--- Data excerpt ---

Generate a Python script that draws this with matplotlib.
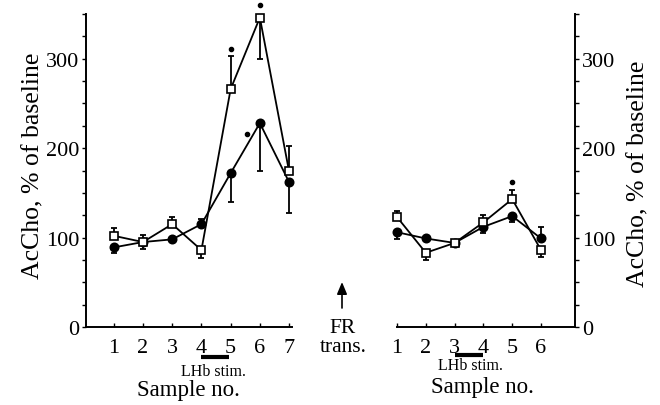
import matplotlib
matplotlib.use("Agg")
import matplotlib.pyplot as plt
import numpy as np

plt.rcParams['font.family'] = ['Liberation Serif', 'DejaVu Serif']

# ---------------- data ----------------
sample_left = [1, 2, 3, 4, 5, 6, 7]
sq_left = [102, 95, 115, 86, 266, 346, 174]
sq_left_sem = [9, 8, 8, 9, 37, 46, 28]
sq_left_dir = [1, 1, 1, -1, 1, -1, 1]
ci_left = [89, 95, 98, 115, 172, 228, 162]
ci_left_sem = [6, 8, 0, 6, 32, 54, 35]
ci_left_dir = [-1, -1, 1, 1, -1, -1, -1]
sig_left_x = [5, 6, 5.55]
sig_left_y = [311, 360, 216]

sample_right = [1, 2, 3, 4, 5, 6]
sq_right = [123, 83, 94, 117, 143, 86]
sq_right_sem = [7, 8, 0, 8, 10, 8]
sq_right_dir = [1, -1, 0, 1, 1, -1]
ci_right = [106, 99, 94, 112, 124, 99]
ci_right_sem = [8, 0, 0, 7, 7, 13]
ci_right_dir = [-1, 0, 0, -1, -1, 1]
sig_right_x = [5]
sig_right_y = [162]

yticks_major = [0, 100, 200, 300]
yticks_minor = np.arange(0, 351, 25)
ylabel = "AcCho, % of baseline"
xlabel = "Sample no."
stim_label = "LHb stim."
stim_left = (4.0, 4.95)
stim_right = (3.0, 4.0)
fr_label = "FR\ntrans."

W, H = 660, 406
fig = plt.figure(figsize=(6.6, 4.06), dpi=100)

def px_axes(l, t, r, b):
    return fig.add_axes([l / W, 1 - b / H, (r - l) / W, (b - t) / H])

axL = px_axes(86, 15, 292, 328)
axR = px_axes(397, 15, 575, 328)

def draw_series(ax, x, y, sem, d, marker, mfc, z):
    x = np.asarray(x, float); y = np.asarray(y, float)
    sem = np.asarray(sem, float); d = np.asarray(d)
    up = np.where(d > 0, sem, 0)
    lo = np.where(d < 0, sem, 0)
    mask = sem > 0
    ax.errorbar(x[mask], y[mask], yerr=[lo[mask], up[mask]], fmt='none',
                ecolor='black', elinewidth=1.3, capsize=2, capthick=1.3,
                zorder=z - 1, clip_on=False)
    ax.plot(x, y, color='black', lw=1.3, marker=marker, ms=5.6 if marker == 's' else 6,
            mfc=mfc, mec='black', mew=1.2, zorder=z, clip_on=False)

for ax, xs, sq, sqs, sqd, ci, cis, cid, sx, sy in [
        (axL, sample_left, sq_left, sq_left_sem, sq_left_dir, ci_left, ci_left_sem, ci_left_dir, sig_left_x, sig_left_y),
        (axR, sample_right, sq_right, sq_right_sem, sq_right_dir, ci_right, ci_right_sem, ci_right_dir, sig_right_x, sig_right_y)]:
    draw_series(ax, xs, ci, cis, cid, 'o', 'black', 4)
    draw_series(ax, xs, sq, sqs, sqd, 's', 'white', 6)
    ax.plot(sx, sy, 'o', color='black', ms=3, ls='none', clip_on=False, zorder=7)
    ax.set_ylim(0, 350)
    ax.set_yticks(yticks_minor, minor=True)
    ax.set_yticks(yticks_major)
    ax.set_xticks(xs)
    ax.set_xticklabels([str(v) for v in xs])
    ax.tick_params(axis='x', direction='in', length=3, width=1, labelsize=16, pad=8)
    ax.tick_params(axis='y', which='both', direction='out', length=3, width=1, labelsize=16, pad=2)
    for s in ax.spines.values():
        s.set_linewidth(1.4)
    ax.set_facecolor('none')

axL.set_xlim(0.05, 7.1)
axL.spines['top'].set_visible(False)
axL.spines['right'].set_visible(False)

axR.set_xlim(1, 7.18)
axR.spines['top'].set_visible(False)
axR.spines['left'].set_visible(False)
axR.yaxis.tick_right()
axR.tick_params(axis='y', which='both', left=False, right=True)

# y labels
fig.text(33 / W, 1 - 166 / H, ylabel, rotation=90, ha='center', va='center', fontsize=18.5)
fig.text(638 / W, 1 - 174 / H, ylabel, rotation=90, ha='center', va='center', fontsize=18.5)

# x labels and stim bars
for ax, (s0, s1), cx_stim, y_bar, y_stim, cx_lab, y_lab in [
        (axL, stim_left, 213, 358, 372, 188, 391),
        (axR, stim_right, 470, 356, 366, 482, 388)]:
    trans = matplotlib.transforms.blended_transform_factory(ax.transData, fig.transFigure)
    ax.plot([s0, s1], [1 - y_bar / H] * 2, color='black', lw=3, transform=trans,
            clip_on=False, solid_capstyle='butt')
    fig.text(cx_stim / W, 1 - y_stim / H, stim_label, ha='center', va='center', fontsize=11.5)
    fig.text(cx_lab / W, 1 - y_lab / H, xlabel, ha='center', va='center', fontsize=16.5)

# FR trans. annotation
fig.text(343 / W, 1 - 338 / H, fr_label, ha='center', va='center', fontsize=15.5,
         linespacing=0.95)
fig.add_artist(matplotlib.patches.FancyArrowPatch(
    (342 / W, 1 - 309 / H), (342 / W, 1 - 283 / H), transform=fig.transFigure,
    arrowstyle='-|>,head_length=0.6,head_width=0.25', mutation_scale=12, color='black',
    lw=1.2, shrinkA=0, shrinkB=0))

fig.savefig("out.png", dpi=100)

---

Instructions for the task: Gather and return every line that holds the string "matplotlib".

Exercise response:
Generate a Python script that draws this with matplotlib.
import matplotlib
matplotlib.use("Agg")
import matplotlib.pyplot as plt
    trans = matplotlib.transforms.blended_transform_factory(ax.transData, fig.transFigure)
fig.add_artist(matplotlib.patches.FancyArrowPatch(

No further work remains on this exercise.